A stable splitting of factorisation homology of generalised surfaces
Florian Kranhold
TL;DR
This work develops a general, homotopy-theoretic description of stable factorisation homology for generalized, θ-framed surfaces. By organizing decorated embeddings into genus-graded operads and employing pushforward (O ⊗^L_P A) techniques, the author isolates a universal MT θ–type summand and an E_∞-algebra–encoded component through a sequence of operadic reductions and group-completion theorems. The main theorem provides a concrete loop-space decomposition for Ω B W_{*,1}^θ[A], featuring an A_∞-action of ΩL and a homotopy quotient of a shifted iterated bar construction B^{2n} UA, fibered over MT θ; this yields stable homology isomorphisms in a range and connects to classical stability results (Harer, Galatius–RW, BBPTY).
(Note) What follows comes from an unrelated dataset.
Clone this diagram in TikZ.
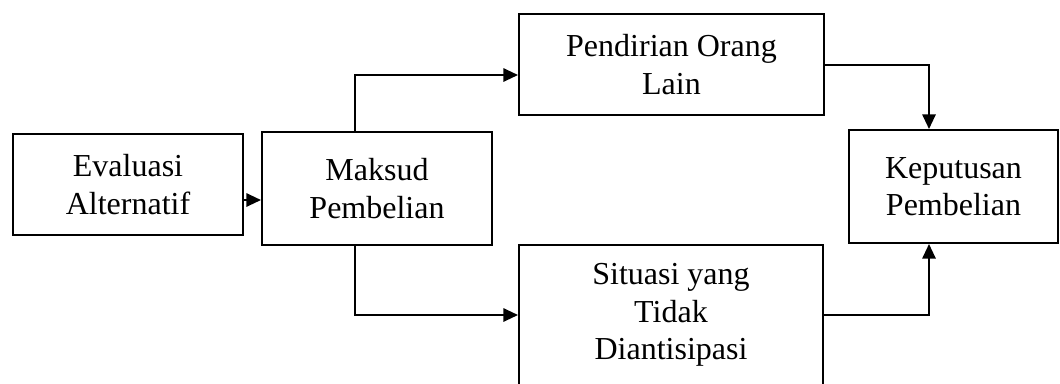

The framework unifies and extends Bonatto’s decorated configuration spaces to arbitrary d and tangential structures, enabling a robust description of stabilized moduli spaces and their homology in terms of MT θ and iterated bar constructions.
Abstract
For a manifold $W$ and an $E_d$-algebra $A$, the factorisation homology $\int_W A$ can be seen as a generalisation of the classical configuration space of labelled particles in $W$. It carries an action by the diffeomorphism group $\mathrm{Diff}_\partial(W)$, and for the generalised surfaces $W_{g,1}:=(\#^g S^n\times S^n)\setminus\mathring D{}^{2n}$, we have stabilisation maps among the quotients $\int_{W_{g,1}} A\,/\!/\,\mathrm{Diff}_\partial(W_{g,1})$ which increase the genus $g$. In the case where a highly-connected tangential structure $θ$ is taken into account, we describe its stable homology in terms of the iterated bar construction $\mathrm{B}^{2n}A$ and a tangential Thom spectrum $\mathrm{MT}θ$. We also consider the question of homological stability.